We answer question 1 No.

We answer question 2 Yes.

III.

A.

To bring a defendant to our courts, a plaintiff must establish personal jurisdiction. Courts invoke personal jurisdiction through general or specific jurisdiction. See Goodyear Dunlop Tires Operations, S.A. v. Brown, 564 U.S. 915, 919, 131 S.Ct. 2846, 180 L.Ed.2d 796 (2011).

[153 Hawai'i 313] The parties agree on one thing. There is no general jurisdiction.

There's no place other than home for general jurisdiction. A business entity has two home states: its place of incorporation and its principal place of business. BNSF Ry. Co. v. Tyrrell, 581 U.S. 402, 413, 137 S.Ct. 1549, 198 L.Ed.2d 36 (2017). The law firms are not "at home" in Hawai‘i. See Ford Motor Co. v. Montana Eighth Jud. Dist. Ct., ––– U.S. ––––, 141 S. Ct. 1017, 1024, 209 L.Ed.2d 225 (2021). Here, Shook is incorporated in Missouri, and has its principal place of business there. Covington is incorporated under Delaware law and has its principal place of business in the District of Columbia. Womble is incorporated in North Carolina, and has its principal place of business there.

Since the court lacks general jurisdiction, Plaintiffs must show specific jurisdiction.

B.

Hawai‘i courts first consider whether Hawai‘i Revised Statutes (HRS) § 634-35 (2016) allows specific jurisdiction. See Yamashita v. LG Chem, Ltd., 152 Hawai‘i 19, 21, 518 P.3d 1169, 1171 (2022). Typically, Hawai‘i's long-arm statute is not decisive. Instead, it blends into the due process analysis. Id. at 22, 518 P.3d at 1172. Hawai‘i law "allows Hawai‘i courts to invoke personal jurisdiction to the full extent permitted by the due process clause." Id. at 21, 518 P.3d at 1171.

Specific jurisdiction over out-of-state defendants is based on "minimum contacts." International Shoe Co. v. State of Wash. Off. of Unemployment Comp. & Placement, 326 U.S. 310, 316, 66 S.Ct. 154, 90 L.Ed. 95 (1945). To protect out-of-state actors’ due process rights, courts rely on a three-part specific jurisdiction test: (1) the nonresident defendant must "purposefully avail[ ]" itself of the privilege of conducting activities within the forum state; (2) plaintiff's claims "must arise out of or relate to the defendant's contacts" within the forum; and (3) the exercise of jurisdiction must "not offend traditional notions of fair play and substantial justice." Ford Motor Co., 141 S. Ct. at 1024-25.

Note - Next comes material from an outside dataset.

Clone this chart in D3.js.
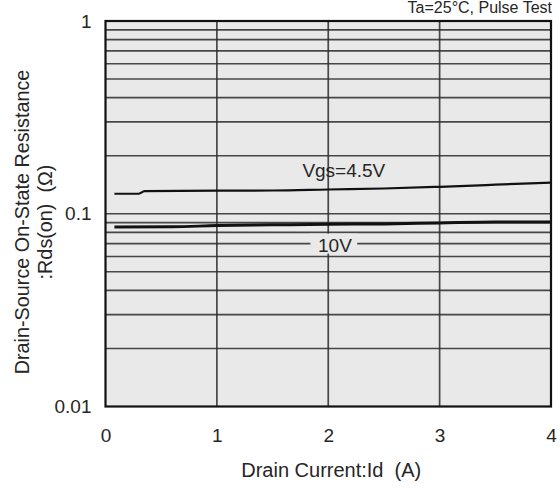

International Shoe still fits. But Shoe’s well-worn standards of "fair play," "justice," and "minimum contacts" clash with the way courts determined personal jurisdiction in the very old days. See Pennoyer v. Neff, 95 U.S. 714, 733, 24 L.Ed. 565 (1877) (holding that courts lack jurisdiction over defendants who are not physically present in that state or who have not consented to jurisdiction).

Some justices hint that personal jurisdiction law should revert to the 19th century economy's "tag" rule. See Ford Motor Co., 141 S. Ct. at 1038 (Gorsuch, J., concurring) (noting that courts could revive the "old ‘tag’ rule" to hale corporations into court); Mallory v. Norfolk S. Ry. Co., 600 U.S. 122, 143 S. Ct. 2028, 2040, 216 L.Ed.2d 815 (2023) (signaling that the original public meaning of personal jurisdiction entails the "traditional tag rule" and suggesting that a state registration law requiring a corporation to consent to jurisdiction operates like that procedure).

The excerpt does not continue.